Bible studies are fine; Sunday School classes have their place; but I join a growing number of sisters and brothers in The United Methodist Church who believe that God is calling us to revive these intentional small groups for the sake of his kingdom. And I am convinced that Centre must become a church where everyone has joined such a group, if we are to continue to be the church of Jesus Christ in Forest Hill.
Jesus doesn’t just summon the twelve. He doesn’t just organize them into small groups. He gives them authority, power, in his name to cast out unclean spirits, and “to cure every disease and every sickness.” What are the diseases and sicknesses and unclean spirits that infect people today? They are not cancer, or heart disease, or diabetes. They are drug addiction and racism and greed and fear and violence and hatred, and at the root of all of these lies the isolation of individualism, the corrupt belief that each of us has to go it alone, to power through under our own strength. These are the diseases the disciples of Jesus Christ are called to address today, and in calling us as disciples Christ gives us the authority, the power, to confront and heal them as we live together in the social religion that is following Christ. Our world needs disciples, not because things out there are so bad and we are so good, but because the gift of sharing in faithful discipleship is the cure to the individualism that sickens our societies.

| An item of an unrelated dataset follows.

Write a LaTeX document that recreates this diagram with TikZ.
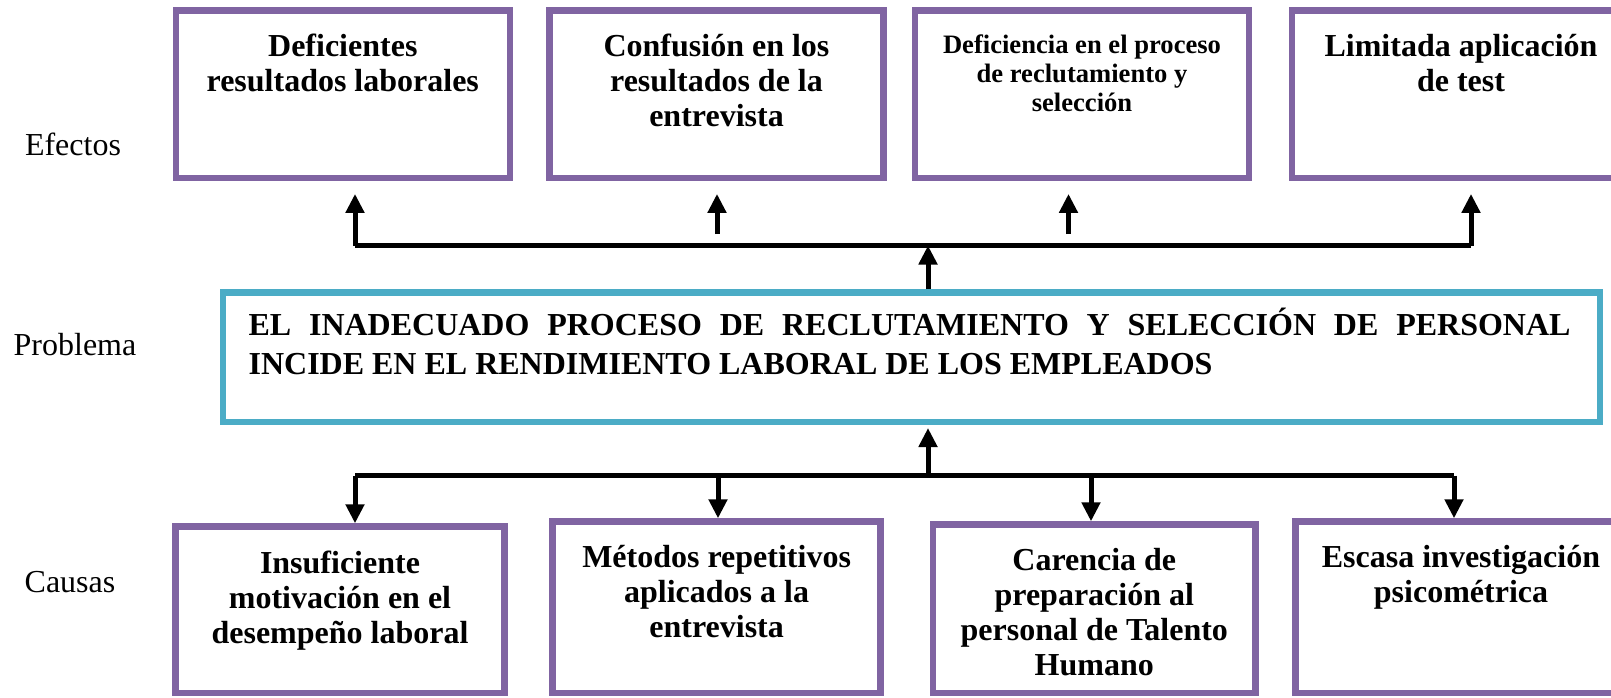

Last week, on Trinity Sunday, we heard the Great Commission from the end of Matthew’s gospel: Go make disciples of all nations, baptizing them in the name of the Father, and of the Son, and of the Holy Spirit, and teaching them to obey everything I have commanded you. Each person who is baptized gains entry to a kingdom not our own, a place where the Triune Lord reign and our ways yield to his better ways. It is a kingdom of learning and unlearning at the feet of Jesus, with our fellow disciples: learning the life of the kingdom of heaven by living it out, and unlearning the ways we have been taught by the world and even by the church, by giving them up.
Sarah laughed at the promise of a child, and maybe some of us share her cynicism, but the kingdom of heaven does not wait for our faith to catch up with God’s work. Christ is on the move! He summons us! He calls us to be his disciples! Follow him—together—to new life in his kingdom!